The infrastructure finance sector's outlook remains mixed, with government infrastructure spending providing tailwinds but execution delays and regulatory complexities creating headwinds. PTC India Financial Services must demonstrate its ability to originate quality assets, maintain pricing discipline, and generate returns that justify shareholder capital allocation. Until such evidence emerges, the combination of negative financial trends, weak quality metrics, and minimal institutional confidence argues for caution despite the apparently attractive valuation.

The Verdict: Exit Recommended on Fundamental Deterioration

STRONG SELL

Score: 31/100

For Fresh Investors: Avoid initiation. The combination of five consecutive quarters of revenue decline, negative financial trend, deteriorating institutional confidence, and below-average quality grade presents excessive risk despite low valuation multiples. Better opportunities exist in the NBFC space with positive momentum and institutional backing.

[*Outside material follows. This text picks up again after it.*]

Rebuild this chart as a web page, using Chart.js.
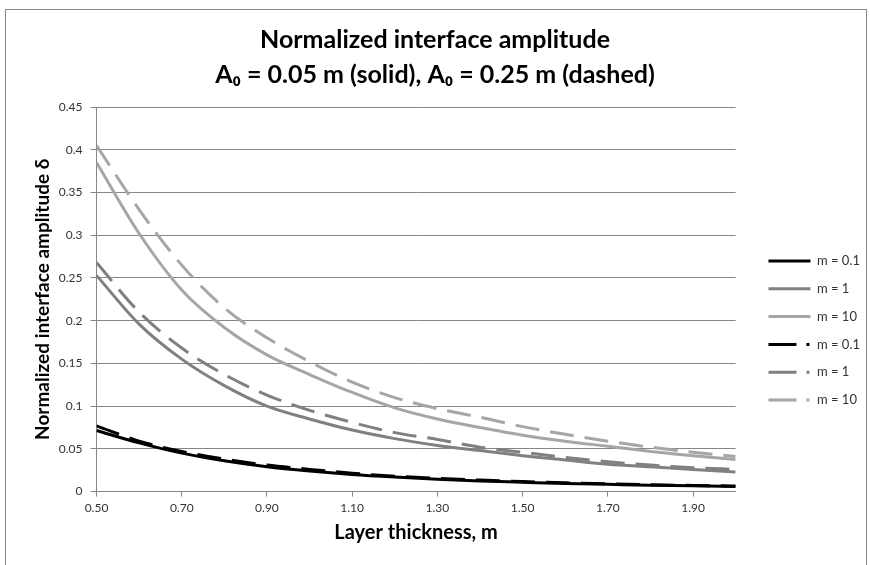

For Existing Holders: Consider exiting on any technical bounce towards ₹32-34 levels. The persistent fundamental deterioration, minimal institutional interest, and negative trend classification suggest limited near-term catalysts for recovery. Reallocate capital to higher-quality financial services companies with demonstrated growth and superior capital efficiency.

Fair Value Estimate: ₹26-28 (14% downside from current levels), based on sustained revenue contraction, below-average ROE, and sector-relative weakness.

Note- ROCE = (EBIT - Other income)/(Capital Employed - Cash - Current Investments)

⚠️ Investment Disclaimer

This article is for educational and informational purposes only and should not be construed as financial advice. Investors should conduct their own due diligence, consider their risk tolerance and investment objectives, and consult with a qualified financial advisor before making any investment decisions.